I Cut Back On My Podcast Listening
Two or three months ago, I unsubscribed to most of the podcasts that I listened to. At the time I was subscribed to like 50 or 60 podcasts. I normally had 10 episodes lined up. If I was bored. I'd look at my podcast feed to see if there's anything new that I wanted to listen to.
I realized that podcasts were requiring too much of my attention. I listened to them while I worked in the garden, while I rode in the car, while I did the dishes, and while I worked out. I started listening to podcasts when I got a smartphone to have something to listen to in the car and when mowing. I rationalized it that I was gathering illustrations for preaching and teaching. There was no down time, though, for silence or for listening to audiobooks, the Bible, or music. I realized that I needed to cut back.
I unsubscribed to almost everything. I kept some soccer podcasts. It made looking at my podcast app much less interesting. It also meant there was a lot less that I felt was urgent or important to listen to.
After a while, I realized that there were some podcasts that I missed and so I started by checking those feeds and downloading an episode that was interesting. Then I added back in a handful of more podcasts that I still wanted to keep up with. It was a good strategy to unsubscribe and then go re-subscribe a few weeks later to things that I realized that I missed.

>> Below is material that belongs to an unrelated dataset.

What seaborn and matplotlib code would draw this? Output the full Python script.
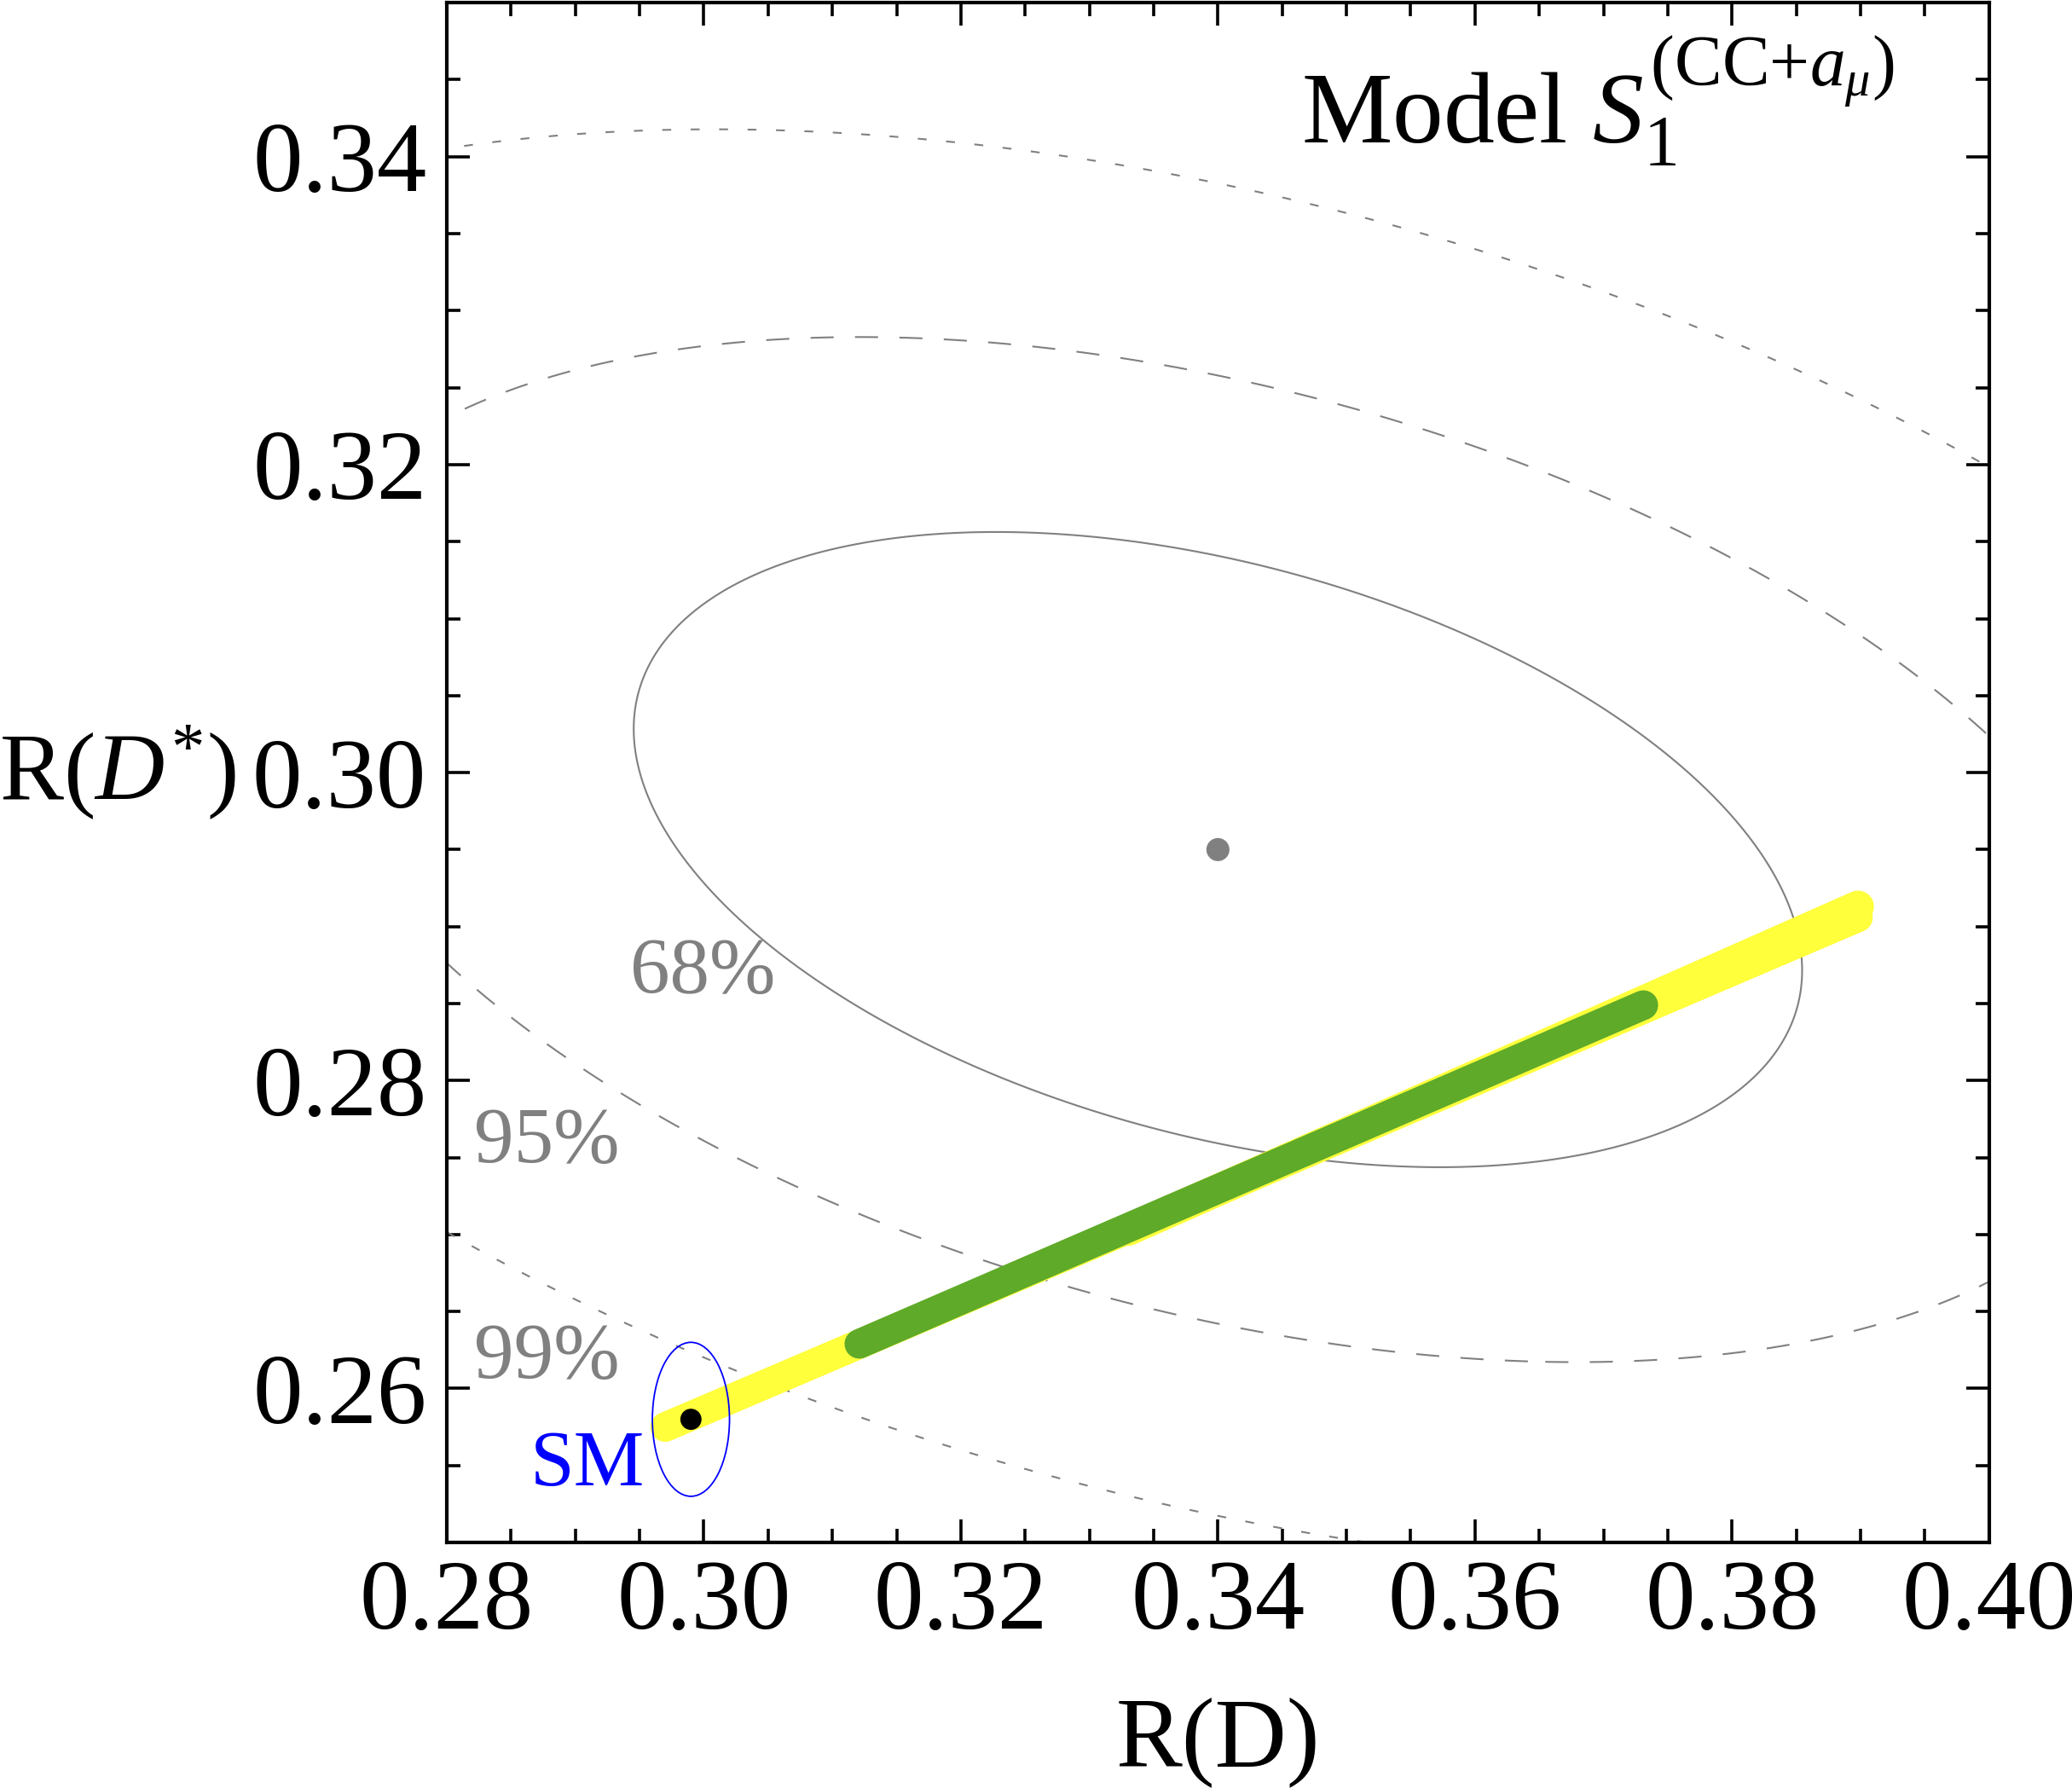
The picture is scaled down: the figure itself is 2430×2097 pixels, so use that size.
import numpy as np
import matplotlib
matplotlib.use("Agg")
import matplotlib.pyplot as plt
from matplotlib.patches import Ellipse
from matplotlib.ticker import MultipleLocator, FormatStrFormatter
import seaborn as sns

# ---------------- style ----------------
sns.set_theme(style="ticks")
plt.rcParams["font.family"] = ["Liberation Serif", "DejaVu Serif"]
plt.rcParams["mathtext.fontset"] = "custom"
plt.rcParams["mathtext.rm"] = "Liberation Serif"
plt.rcParams["mathtext.it"] = "Liberation Serif:italic"
plt.rcParams["mathtext.bf"] = "Liberation Serif:bold"
plt.rcParams["text.color"] = "black"
plt.rcParams["axes.labelcolor"] = "black"

GRAY = "#808080"
YELLOW = "#FFFF3C"
GREEN = "#5FAA28"

# ---------------- data ----------------
# experimental average R(D), R(D*) with total errors and correlation
exp_center = (0.340, 0.295)
exp_sigma = (0.02997, 0.01360)
exp_rho = -0.38
cl_levels = [2.30, 5.99, 11.83]          # delta chi^2 for the drawn contours
cl_labels = ["68%", "95%", "99%"]
cl_label_x = [0.2943, 0.2821, 0.2821]
cl_label_y = [0.2857, 0.2747, 0.2607]

# SM prediction
sm_center = (0.299, 0.258)
sm_sigma = (0.003, 0.005)

# model scan (yellow: all points, green: preferred region)
yellow_rd = [0.2970, 0.3430, 0.3898]
yellow_rds = [0.2575, 0.2739, 0.2906]
yellow_top_rd = [0.3330, 0.3898]
yellow_top_rds = [0.2703, 0.2913]
green_rd = [0.3121, 0.3426, 0.3731]
green_rds = [0.2629, 0.2739, 0.2849]

xlim = (0.28, 0.40)
ylim = (0.25, 0.35)

# ---------------- figure ----------------
fig = plt.figure(figsize=(24.3, 20.97), dpi=100)
ax = fig.add_axes([0.2156, 0.1373, 0.7444, 0.8612])

# chi2 contours of the measurement
gx = np.linspace(0.26, 0.42, 900)
gy = np.linspace(0.23, 0.37, 900)
X, Y = np.meshgrid(gx, gy)
dx = (X - exp_center[0]) / exp_sigma[0]
dy = (Y - exp_center[1]) / exp_sigma[1]
chi2 = (dx**2 - 2 * exp_rho * dx * dy + dy**2) / (1 - exp_rho**2)
ax.contour(X, Y, chi2, levels=cl_levels, colors=GRAY, linewidths=1.5,
           linestyles=["solid", (0, (13, 12)), (0, (5, 11))])

for lab, lx, ly in zip(cl_labels, cl_label_x, cl_label_y):
    ax.text(lx, ly, lab, color=GRAY, fontsize=67, ha="left", va="baseline")

# model bands
sns.lineplot(x=yellow_rd, y=yellow_rds, color=YELLOW, linewidth=25, sort=False,
             solid_capstyle="round", ax=ax)
sns.lineplot(x=yellow_top_rd, y=yellow_top_rds, color=YELLOW, linewidth=27, sort=False,
             solid_capstyle="round", ax=ax)
sns.lineplot(x=green_rd, y=green_rds, color=GREEN, linewidth=25, sort=False,
             solid_capstyle="round", ax=ax)

# measurement central value
ax.scatter([exp_center[0]], [exp_center[1]], color=GRAY, s=380,
           edgecolors="none", zorder=5)

# SM point and ellipse
ax.add_patch(Ellipse(sm_center, 2 * sm_sigma[0], 2 * sm_sigma[1], fill=False,
                     edgecolor="blue", linewidth=1.3, zorder=6))
ax.scatter([sm_center[0]], [sm_center[1]], color="black", s=320,
           edgecolors="none", zorder=7)
ax.text(0.2954, 0.2537, "SM", color="blue", fontsize=67, ha="right", va="baseline")

# model label
ax.text(0.3926, 0.3409, r"Model $S_1^{(\mathrm{CC{+}}a_\mu)}$", fontsize=86,
        ha="right", va="baseline", color="black")

# axes
ax.set_xlim(*xlim)
ax.set_ylim(*ylim)
ax.xaxis.set_major_locator(MultipleLocator(0.02))
ax.xaxis.set_minor_locator(MultipleLocator(0.005))
ax.yaxis.set_major_locator(MultipleLocator(0.02))
ax.yaxis.set_minor_locator(MultipleLocator(0.005))
ax.xaxis.set_major_formatter(FormatStrFormatter("%.2f"))
ax.yaxis.set_major_formatter(FormatStrFormatter("%.2f"))
ax.tick_params(which="both", direction="in", top=True, right=True,
               labelsize=84, colors="black", labelcolor="black", width=2.6)
ax.tick_params(axis="x", which="major", length=19.5, pad=14)
ax.tick_params(axis="y", which="major", length=19.5, pad=17)
ax.tick_params(which="minor", length=11.5)
for sp in ax.spines.values():
    sp.set_linewidth(3)
    sp.set_color("black")

ax.set_xlabel("R(D)", fontsize=84, color="black")
ax.xaxis.set_label_coords(0.5, -0.1295)
ax.xaxis.label.set_va("center")
ax.set_ylabel(r"R$(D^{*})$", fontsize=81, rotation=0, ha="center", va="center",
              color="black")
ax.yaxis.set_label_coords(-0.2135, 0.5)

fig.savefig("out.png", dpi=100, facecolor="white")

I also made a wallpaper for my phone that had a ranked list of important things that were more important than podcasts. This is a reminder of what I want to spend my down time on.
My wallpaper:
One advantage to listening to fewer podcasts is that I have the chance to listen to other things that are important to me. I listen to the book of 1 Peter several times before starting a new sermon series on it. I've had the chance to listen to sermons. I take the chance to work on my Hebrew and Greek language vocabulary. Another advantage is that allows me to be prepared to write. I've had open doors to write more, and I've needed silence and boredom to be ready to do that. It also means that if my wife or kids want to talk to me, there's no scrambling to pause something.